Thursday, September 04, 2008

Babel Extended

Being a nursing student tends to get a bit bogged up in the technical aspect of things, so I decided to audit a Theology course not only to spice up my schedule a bit but also to learn more about my faith just so that my theology center of my brain did not dry up and go completely sour, especially in lieu of the fact that I have recently been having difficulty recalling logic and doctrine for moral and theological issues. That, by the way, is simply a compound sentence with several dependent clauses attached to it and is not a run on. If anyone feels compelled to correct me on this point, please do so as I would rather know that I've messed up instead of continuing in my error.

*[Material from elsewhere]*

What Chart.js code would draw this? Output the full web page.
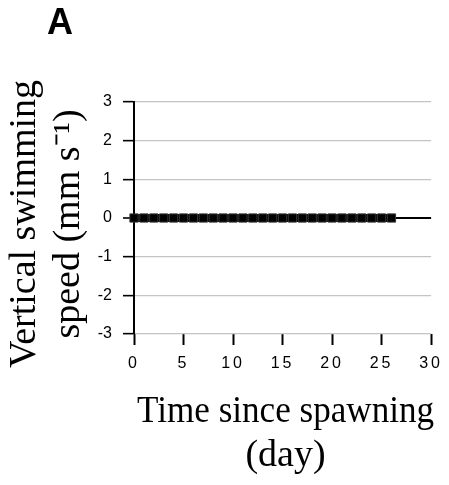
<!DOCTYPE html>
<html>
<head>
<meta charset="utf-8">
<script src="https://cdn.jsdelivr.net/npm/chart.js@4"></script>
<style>
  html, body { margin: 0; padding: 0; background: #fff; }
  #wrap { width: 449px; height: 485px; position: relative; }
</style>
</head>
<body>
<div id="wrap"><canvas id="c"></canvas></div>
<script>
// Data
const days  = [0, 1, 2, 3, 4, 5, 6, 7, 8, 9, 10, 11, 12, 13, 14, 15, 16, 17, 18, 19, 20, 21, 22, 23, 24, 25, 26];
const speed = [0, 0, 0, 0, 0, 0, 0, 0, 0, 0, 0, 0, 0, 0, 0, 0, 0, 0, 0, 0, 0, 0, 0, 0, 0, 0, 0];
const xRange = [0, 30];
const xStep = 5;
const yRange = [-3, 3];
const yStep = 1;
const panelLabel = 'A';
const xTitle = ['Time since spawning', '(day)'];
const yTitle = ['Vertical swimming', 'speed (mm s\u207B\u00B9)'];

const panelLabelPlugin = {
  id: 'panelLabel',
  afterDraw(chart) {
    const ctx = chart.ctx;
    ctx.save();
    ctx.font = 'bold 36px "Liberation Sans", Arial, sans-serif';
    ctx.fillStyle = '#000';
    ctx.textAlign = 'left';
    ctx.textBaseline = 'alphabetic';
    ctx.fillText(panelLabel, 47, 34);
    ctx.restore();
  }
};

// letter-spaced x tick labels and small title offsets as in the reference
const scaleTweaksPlugin = {
  id: 'scaleTweaks',
  beforeDraw(chart) {
    const sx = chart.scales.x, sy = chart.scales.y;
    if (sx && !sx._tweaked) {
      const origL = sx.drawLabels;
      sx.drawLabels = function (a) {
        const c = this.ctx;
        c.save();
        c.letterSpacing = '3px';
        origL.call(this, a);
        c.restore();
      };
      const origT = sx.drawTitle;
      sx.drawTitle = function () {
        const c = this.ctx;
        c.save();
        c.translate(3, 0);
        origT.call(this);
        c.restore();
      };
      sx._tweaked = true;
    }
    if (sy && !sy._tweaked) {
      const origT = sy.drawTitle;
      sy.drawTitle = function () {
        const c = this.ctx;
        c.save();
        c.translate(0, 6);
        origT.call(this);
        c.restore();
      };
      sy._tweaked = true;
    }
  }
};

new Chart(document.getElementById('c'), {
  type: 'line',
  data: {
    datasets: [{
      data: days.map((d, i) => ({ x: d, y: speed[i] })),
      borderColor: '#000',
      borderWidth: 8,
      pointStyle: 'rect',
      pointRadius: 5.8,
      pointBackgroundColor: '#000',
      pointBorderColor: '#333',
      pointBorderWidth: 1,
      clip: false,
      tension: 0
    }]
  },
  options: {
    responsive: true,
    maintainAspectRatio: false,
    animation: false,
    devicePixelRatio: 1,
    layout: { padding: { top: 102, right: 16, left: 0, bottom: 0 } },
    plugins: {
      legend: { display: false },
      tooltip: { enabled: false },
      title: { display: false }
    },
    scales: {
      x: {
        type: 'linear',
        min: xRange[0],
        max: xRange[1],
        afterFit(s) { s.height = 151; },
        ticks: {
          stepSize: xStep,
          color: '#000',
          padding: 9,
          maxRotation: 0,
          font: { family: '"Liberation Sans", Arial, sans-serif', size: 16 }
        },
        grid: {
          drawOnChartArea: false,
          drawTicks: true,
          tickLength: 11,
          tickColor: '#000',
          tickWidth: 2
        },
        border: { display: false },
        title: {
          display: true,
          text: xTitle,
          color: '#000',
          font: { family: '"Liberation Serif", "Times New Roman", serif', size: 38, lineHeight: 1.16 },
          padding: { top: 0, bottom: 6.8 }
        }
      },
      y: {
        type: 'linear',
        min: yRange[0],
        max: yRange[1],
        afterFit(s) { s.width = 134; },
        ticks: {
          stepSize: yStep,
          color: '#000',
          padding: 11,
          font: { family: '"Liberation Sans", Arial, sans-serif', size: 16 }
        },
        grid: {
          color: (c) => (c.tick && c.tick.value === 0 ? '#000' : '#c4c4c4'),
          lineWidth: (c) => (c.tick && c.tick.value === 0 ? 2 : 1.3),
          tickLength: 11,
          tickColor: '#000',
          tickWidth: 1.6
        },
        border: { display: true, color: '#000', width: 2 },
        title: {
          display: true,
          text: yTitle,
          color: '#000',
          font: { family: '"Liberation Serif", "Times New Roman", serif', size: 38, lineHeight: 1.16 },
          padding: { top: 3.2, bottom: 0 }
        }
      }
    }
  },
  plugins: [panelLabelPlugin, scaleTweaksPlugin]
});
</script>
</body>
</html>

Anyhow, Babel. Dr. John Bergsma is an assistant professor at Franciscan University of Steubenville, and specializes in Biblical theology. His class it totally awesome! Among many things cover in the first 16 chapters of Genesis (which I am unable to expound upon at this time due to time contstraints and general inability to keep thoughts flowing logically on more than one topic at this time), one of the things that struck me the most was the bit about Babel. God has already destroyed the earth through water, causing a "re-creation" and once again bringing the land out of the sea as at the creation, and once more setting up a covenant with the man, which is just as quickly by Noah and his sons as was the original covenant broken by Adam. The Lord God swears that he will never again destroy the earth through water, but we can see just how quickly that man becomes depraved and shrinks back into sin. To take a step back, Genesis 10 contains the names of all the peoples of the earth, all the ethnic backgrounds of the world: Chinese, Slovak, Italian, Egyptian, African nations, Aztecs, Asian and European nations, every nation and ethnic people is here represented. The names given by this text are very ancient and are not in common usage anymore, but they are the names representing the entirety of the race of men. Anyhow, Genesis 11 contains the account of Babel:

Then they said, "come let us build ourselves a city, and a tower with its top in the heavens, and let us make a name for ourselves, lest we be scattered abroad over the face of the whole earth." And the Lord came down to see the city and the tower...And the Lord said, "Behold, they are one people, and they have all one language; and this is only the beginning of what they will do; and nothing that they propose to do will now beimpossible for them. Come, let us go down and there confuse their language, that they may not understand one another's speech." So the Lord scattered them abroad...and they left off building the city. Therefore its name was called Babel.

After the tower of Babel, the Lord makes a covenant with Abraham in 12:2-3 (actually a promise which is later extended and ratified as a covenant). In it he promises 3 things:
1. I will make you a great Nation.
2. I will give you a great name. (implies royalty)
3. in you all the families of he earth shall be blessed--> a universal blessing extended unto all the nations (families) of the world that will be given through you.
Therefore, Abraham, whom St. Paul and the Church refer to as "Our father in Faith," is the channel through which the blessing (grace? eternal life?) is to come to the nations, to all the people of the earth.

So, back to Babel. All of these nations are descended from Adam first, and then from Noah, so we are all related: Germans, Dutch, Italians, Moroccans, Arabians, Chinese, Russians, etc. That is a pretty cool gene pool if you think about it. Anyhow, at Babel you have the confusion of language, they can no longer understand each other. Now, God fulfills his promise to Abraham in God becoming Man in the person of Jesus Christ. In Acts 2:5 we see again men "from every nation under heaven," and they are later listed, giving names more modern than those in Genesis 10, but nevertheless taking in all the nations of the world. Here, all of these men listen to the preaching of Apostles, and are confused in their ability to understand! "They were bewildered because each onn heard them speaking in his own language. And they were amazed and wondered, saying, "Are not these men who are speaking Galileans? And how is it that we hear, each of us in his own native language?" Each is able to understand the words of the apostles in his own language, and we thus have a reversal of Babel: a common language. The common language is the language of the Holy Spirit.

Interesting to note that this is like Latin, the common language of the Universal Church. That the tangible language of the Holy Spirit is Latin, for the faithful from Israel, Germany, United States, Vietnam, Russia, South Africa, all communicate in this common langage...but that is a thought for another time as well.

If I've left anything out here, please tell me.